In the 18th century, the Holy Roman Empire consisted of approximately 1,800 such territories, the majority being tiny estates owned by the families of Imperial Knights. Not counting Imperial Knights' estates, there were some 294 states in 1792, made up of 243 states granted imperial immediacy and 51 Free Imperial Cities.

This page does not directly contain the list but discusses the format of the various lists and offers some background to understand the complex organisation of the Holy Roman Empire. The lists themselves can be accessed via the alphabetical navigation box below; each letter will lead the reader to a page on which states of the Empire that began with that letter are listed.

==Table of states==

While any such list could never be definitive, the list attempts to be as comprehensive as possible. It is sorted alphabetically and split into separate articles linked below. There is also a separate list of Free Imperial Cities and a list of participants in the Imperial Diet as of 1792.

- List of states in the Holy Roman Empire (A)
- List of states in the Holy Roman Empire (B)
- List of states in the Holy Roman Empire (C)
- List of states in the Holy Roman Empire (D)
- List of states in the Holy Roman Empire (E)
- List of states in the Holy Roman Empire (F)
- List of states in the Holy Roman Empire (G)
- List of states in the Holy Roman Empire (H)
- List of states in the Holy Roman Empire (I)
- List of states in the Holy Roman Empire (J)
- List of states in the Holy Roman Empire (K)
- List of states in the Holy Roman Empire (L)
- List of states in the Holy Roman Empire (M)
- List of states in the Holy Roman Empire (N)
- List of states in the Holy Roman Empire (O)
- List of states in the Holy Roman Empire (P)
- List of states in the Holy Roman Empire (Q)
- List of states in the Holy Roman Empire (R)
- List of states in the Holy Roman Empire (S)
- List of states in the Holy Roman Empire (T)
- List of states in the Holy Roman Empire (U)
- List of states in the Holy Roman Empire (V)
- List of states in the Holy Roman Empire (W)
- List of states in the Holy Roman Empire (Z)

=== Key ===
- The "Circle" column shows the Imperial Circle (Reichskreis) that the state belonged to.
- The "Bench" column shows where the state was represented in the Imperial Diet (Reichstag).

| Circles | Benches | | |
| Aust | Austrian | EL | Council of Electors, the exclusive elite formally electing the Holy Roman Emperor |
| Bav | Bavarian | EC | Spiritual Bench of the Council of Princes (individual voice) |
| Burg | Burgundian | PR | Secular Bench of the Council of Princes (individual voice) |
| El Rhin | Electoral Rhenish Circle | RP | Rhenish prelates (Council of Princes) |
| Franc | Franconian | SP | Swabian prelates (Council of Princes) |
| Low Rhen | Lower Rhenish-Westphalian | FC | Franconian counts (Council of Princes) |
| Low Sax | Lower Saxon | SC | Swabian counts (Council of Princes) |
| Upp Rhen | Upper Rhenish | WE | Westphalian counts (Council of Princes) |
| Upp Sax | Upper Saxon | WT | Wetterau counts (Council of Princes) |
| Swab | Swabian | RH | Rhenish Bench of the Council of Imperial Cities |
| None | "Circle-free" | SW | Swabian Bench of the Council of Imperial Cities |

Note that in the "Circle" column, "n/a" denotes a state that had ceased to exist before the Reichsreform.

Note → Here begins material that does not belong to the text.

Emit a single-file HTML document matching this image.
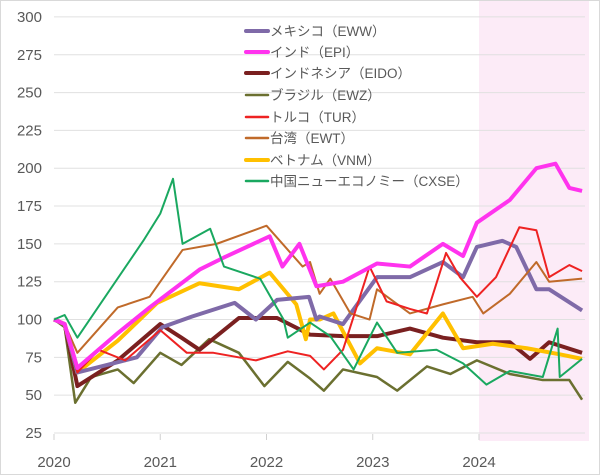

Other abbreviations used in the list are:
- Abp. (Archbishopric)
- Bp. (Bishopric)
- Co. (County) (sometimes called countship)
- D. (Duchy) (sometimes called dukedom)
- Ldg. (Landgraviate)
- Mrg. (Margraviate)
- Pr. (Principality)
- RA (Reichsabtei) (Imperial abbacy, a monastery enjoying Imperial immediacy)

==Definition of terms==

- Hochstift: the territory ruled by a bishop as a prince.
- Imperial Abbey (Reichsabtei): an abbey with imperial immediacy. Its head was a Reichsabt, literally 'Imperial Abbot' or 'Abbot of the Empire'. A monastery with similar status was a Reichskloster.
- Imperial Circle (Reichskreis, plural Reichskreise): a regional grouping of states of the Holy Roman Empire, primarily for the purpose of organising a common defence and of collecting imperial taxes, but also as a means of organisation within the Imperial Diet.
- Imperial Diet (Reichstag): the parliament of the Holy Roman Empire. The same name was used in the North German Confederation and in Germany until 1945.
- Imperial Estate (Reichsstand, plural Reichsstände): an entity in the Holy Roman Empire with a vote in the Imperial Diet. Several states had no seats in the Empire, while some officials (such as the Hereditary Usher) were non-voting members; neither qualified as Imperial States.
- Imperial Free City (freie Reichsstadt): a city formally responsible to the emperor only – as opposed to the majority of cities in the Empire, which belonged to the territory of one of the many princes (Fürsten) of the Empire, such as dukes or prince-bishops. Free cities also had independent representation in the Imperial Diet of the Holy Roman Empire.
- Imperial immediacy (Reichsfreiheit or Reichsunmittelbarkeit; adjectives reichsfrei, reichsunmittelbar) was a privileged feudal and political status, a form of statehood within the Holy Roman Empire. The ruler of an immediate city, abbey or territory had no overlord other than the Holy Roman Emperor and the Imperial Diet. Immediate states had the right to collect taxes and tolls themselves, and held juridical rights (including the Blutgericht, 'high' justice including capital punishment) themselves. De facto, immediacy corresponded to a semi-independence with a far-reaching autonomy.
- Imperial Reform: In 1495, an attempt was made at a Diet in the city of Worms to give the disintegrating Holy Roman Empire a new structure, commonly referred to as Imperial Reform (in German: Reichsreform).
- Imperial State (Reichsstand, plural Reichsstände): an entity in the Holy Roman Empire with a vote in the Imperial Diet.
- Kleinstaaterei is a German word mostly used to describe the territorial fragmentation in Germany and neighboring regions during the Holy Roman Empire (especially after the end of the Thirty Years' War). It refers to the large number of nearly sovereign small and medium-sized secular and ecclesiastical principalities and free imperial cities, some of which were little larger than a single town or the surrounding grounds of the monastery of an Imperial abbey.
- League of cities is Military alliance and mutual assistance strengthened the position of imperial cities, especially during the interregnum period of the 13th to 14th century.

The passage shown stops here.